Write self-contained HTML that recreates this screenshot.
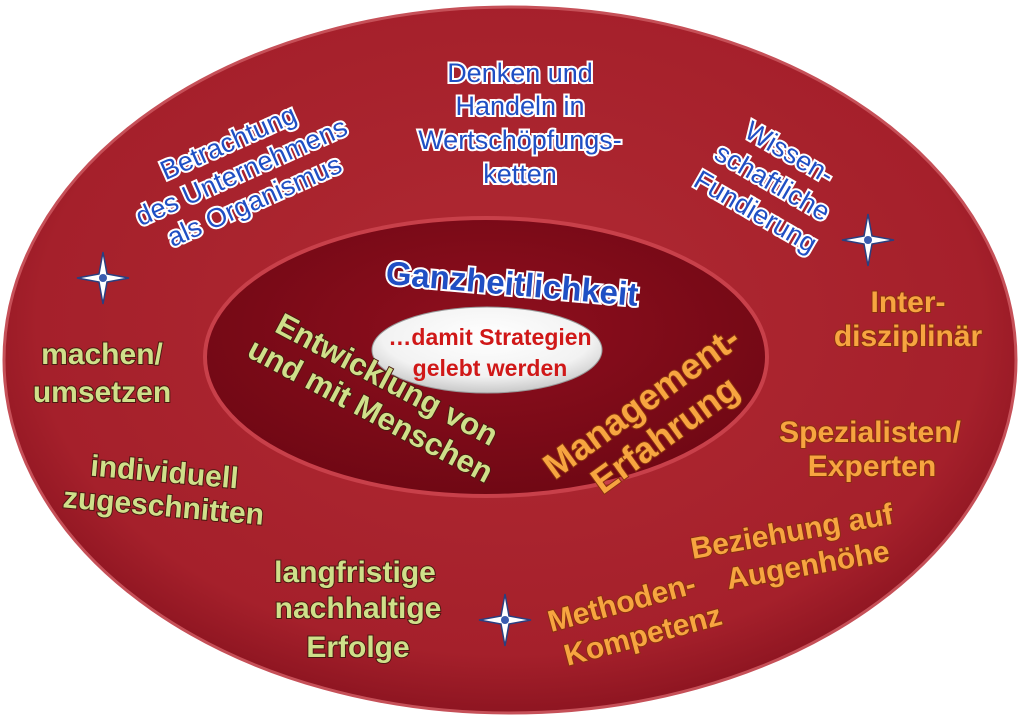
<!DOCTYPE html>
<html><head><meta charset="utf-8"><style>
html,body{margin:0;padding:0;background:#fff;width:1024px;height:723px;overflow:hidden}
svg{display:block}
text{font-family:"Liberation Sans","DejaVu Sans",sans-serif;text-anchor:middle;paint-order:stroke fill}
.b{fill:#1f4fc4;stroke:#fff;stroke-width:4px;font-size:27px}
.g{fill:#cfe08a;stroke:#4a1a10;stroke-width:2px;font-weight:bold;font-size:30px}
.o{fill:#f7a540;stroke:#8a3010;stroke-width:2px;font-weight:bold;font-size:30px}
</style></head><body>
<svg width="1024" height="723" viewBox="0 0 1024 723">
<defs>
<radialGradient id="og" cx="50%" cy="45%" r="55%">
<stop offset="0" stop-color="#b02a33"/><stop offset="0.85" stop-color="#a5202b"/><stop offset="1" stop-color="#8e1521"/>
</radialGradient>
<radialGradient id="ig" cx="50%" cy="40%" r="60%">
<stop offset="0" stop-color="#8f0f1e"/><stop offset="1" stop-color="#700814"/>
</radialGradient>
<radialGradient id="wg" cx="50%" cy="35%" r="65%">
<stop offset="0" stop-color="#ffffff"/><stop offset="0.7" stop-color="#f2f2f2"/><stop offset="1" stop-color="#c8c8c8"/>
</radialGradient>
<g id="star"><path d="M0,-26 L4,-4 L26,0 L4,4 L0,26 L-4,4 L-26,0 L-4,-4 Z" fill="#fff" stroke="#2a3f80" stroke-width="1.5"/><circle r="4" fill="#3a5cb0"/></g>
</defs>
<ellipse cx="510" cy="360" rx="506" ry="353" fill="url(#og)" stroke="#c65058" stroke-width="3"/>
<ellipse cx="486" cy="357" rx="281" ry="139" fill="url(#ig)" stroke="#c8404a" stroke-width="4"/>
<ellipse cx="487" cy="350" rx="115" ry="43" fill="url(#wg)" stroke="#999" stroke-width="1"/>

<g transform="translate(245,180) rotate(-24)">
<text class="b" y="-32">Betrachtung</text><text class="b" y="0">des Unternehmens</text><text class="b" y="32">als Organismus</text></g>
<text class="b" x="520" y="82">Denken und</text>
<text class="b" x="520" y="115">Handeln in</text>
<text class="b" x="520" y="149">Wertschöpfungs-</text>
<text class="b" x="520" y="183">ketten</text>
<g transform="translate(768,190) rotate(30)">
<text class="b" y="-34">Wissen-</text><text class="b" y="0">schaftliche</text><text class="b" y="34">Fundierung</text></g>
<text class="b" x="512" y="295" transform="rotate(5 512 285)" style="font-size:33px;font-weight:bold">Ganzheitlichkeit</text>

<g transform="translate(375,402) rotate(28)">
<text class="g" y="-15" style="font-size:31px">Entwicklung von</text><text class="g" y="20" style="font-size:31px">und mit Menschen</text></g>
<g transform="translate(658,425) rotate(-36)">
<text class="o" y="-16" style="font-size:36px">Management-</text><text class="o" y="24" style="font-size:36px">Erfahrung</text></g>

<text x="490" y="345" fill="#d01818" font-weight="bold" font-size="23">…damit Strategien</text>
<text x="490" y="376" fill="#d01818" font-weight="bold" font-size="23">gelebt werden</text>

<text class="g" x="102" y="364">machen/</text>
<text class="g" x="102" y="402">umsetzen</text>
<g transform="rotate(5 163 490)">
<text class="g" x="163" y="482">individuell</text>
<text class="g" x="165" y="516">zugeschnitten</text></g>
<text class="g" x="355" y="582">langfristige</text>
<text class="g" x="358" y="618">nachhaltige</text>
<text class="g" x="358" y="657">Erfolge</text>

<text class="o" x="908" y="312">Inter-</text>
<text class="o" x="908" y="346">disziplinär</text>
<text class="o" x="870" y="442">Spezialisten/</text>
<text class="o" x="872" y="476">Experten</text>
<g transform="rotate(-10 790 550)">
<text class="o" x="795" y="542">Beziehung auf</text>
<text class="o" x="805" y="578">Augenhöhe</text></g>
<g transform="rotate(-15 635 625)">
<text class="o" x="628" y="610">Methoden-</text>
<text class="o" x="640" y="647">Kompetenz</text></g>

<use href="#star" x="103" y="278"/>
<use href="#star" x="868" y="240"/>
<use href="#star" x="505" y="620"/>
</svg>
</body></html>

══════

:: WHAT THE TASK ASKS ::
Output the data exactly. Pictures don't belong in the result.

:: PROBLEM SOLUTION ::
Write self-contained HTML that recreates this screenshot.
<!DOCTYPE html>
<html><head><meta charset="utf-8"><style>
html,body{margin:0;padding:0;background:#fff;width:1024px;height:723px;overflow:hidden}
svg{display:block}
text{font-family:"Liberation Sans","DejaVu Sans",sans-serif;text-anchor:middle;paint-order:stroke fill}
.b{fill:#1f4fc4;stroke:#fff;stroke-width:4px;font-size:27px}
.g{fill:#cfe08a;stroke:#4a1a10;stroke-width:2px;font-weight:bold;font-size:30px}
.o{fill:#f7a540;stroke:#8a3010;stroke-width:2px;font-weight:bold;font-size:30px}
</style></head><body>
<svg width="1024" height="723" viewBox="0 0 1024 723">
<defs>
<radialGradient id="og" cx="50%" cy="45%" r="55%">
<stop offset="0" stop-color="#b02a33"/><stop offset="0.85" stop-color="#a5202b"/><stop offset="1" stop-color="#8e1521"/>
</radialGradient>
<radialGradient id="ig" cx="50%" cy="40%" r="60%">
<stop offset="0" stop-color="#8f0f1e"/><stop offset="1" stop-color="#700814"/>
</radialGradient>
<radialGradient id="wg" cx="50%" cy="35%" r="65%">
<stop offset="0" stop-color="#ffffff"/><stop offset="0.7" stop-color="#f2f2f2"/><stop offset="1" stop-color="#c8c8c8"/>
</radialGradient>
<g id="star"><path d="M0,-26 L4,-4 L26,0 L4,4 L0,26 L-4,4 L-26,0 L-4,-4 Z" fill="#fff" stroke="#2a3f80" stroke-width="1.5"/><circle r="4" fill="#3a5cb0"/></g>
</defs>
<ellipse cx="510" cy="360" rx="506" ry="353" fill="url(#og)" stroke="#c65058" stroke-width="3"/>
<ellipse cx="486" cy="357" rx="281" ry="139" fill="url(#ig)" stroke="#c8404a" stroke-width="4"/>
<ellipse cx="487" cy="350" rx="115" ry="43" fill="url(#wg)" stroke="#999" stroke-width="1"/>

<g transform="translate(245,180) rotate(-24)">
<text class="b" y="-32">Betrachtung</text><text class="b" y="0">des Unternehmens</text><text class="b" y="32">als Organismus</text></g>
<text class="b" x="520" y="82">Denken und</text>
<text class="b" x="520" y="115">Handeln in</text>
<text class="b" x="520" y="149">Wertschöpfungs-</text>
<text class="b" x="520" y="183">ketten</text>
<g transform="translate(768,190) rotate(30)">
<text class="b" y="-34">Wissen-</text><text class="b" y="0">schaftliche</text><text class="b" y="34">Fundierung</text></g>
<text class="b" x="512" y="295" transform="rotate(5 512 285)" style="font-size:33px;font-weight:bold">Ganzheitlichkeit</text>

<g transform="translate(375,402) rotate(28)">
<text class="g" y="-15" style="font-size:31px">Entwicklung von</text><text class="g" y="20" style="font-size:31px">und mit Menschen</text></g>
<g transform="translate(658,425) rotate(-36)">
<text class="o" y="-16" style="font-size:36px">Management-</text><text class="o" y="24" style="font-size:36px">Erfahrung</text></g>

<text x="490" y="345" fill="#d01818" font-weight="bold" font-size="23">…damit Strategien</text>
<text x="490" y="376" fill="#d01818" font-weight="bold" font-size="23">gelebt werden</text>

<text class="g" x="102" y="364">machen/</text>
<text class="g" x="102" y="402">umsetzen</text>
<g transform="rotate(5 163 490)">
<text class="g" x="163" y="482">individuell</text>
<text class="g" x="165" y="516">zugeschnitten</text></g>
<text class="g" x="355" y="582">langfristige</text>
<text class="g" x="358" y="618">nachhaltige</text>
<text class="g" x="358" y="657">Erfolge</text>

<text class="o" x="908" y="312">Inter-</text>
<text class="o" x="908" y="346">disziplinär</text>
<text class="o" x="870" y="442">Spezialisten/</text>
<text class="o" x="872" y="476">Experten</text>
<g transform="rotate(-10 790 550)">
<text class="o" x="795" y="542">Beziehung auf</text>
<text class="o" x="805" y="578">Augenhöhe</text></g>
<g transform="rotate(-15 635 625)">
<text class="o" x="628" y="610">Methoden-</text>
<text class="o" x="640" y="647">Kompetenz</text></g>

<use href="#star" x="103" y="278"/>
<use href="#star" x="868" y="240"/>
<use href="#star" x="505" y="620"/>
</svg>
</body></html>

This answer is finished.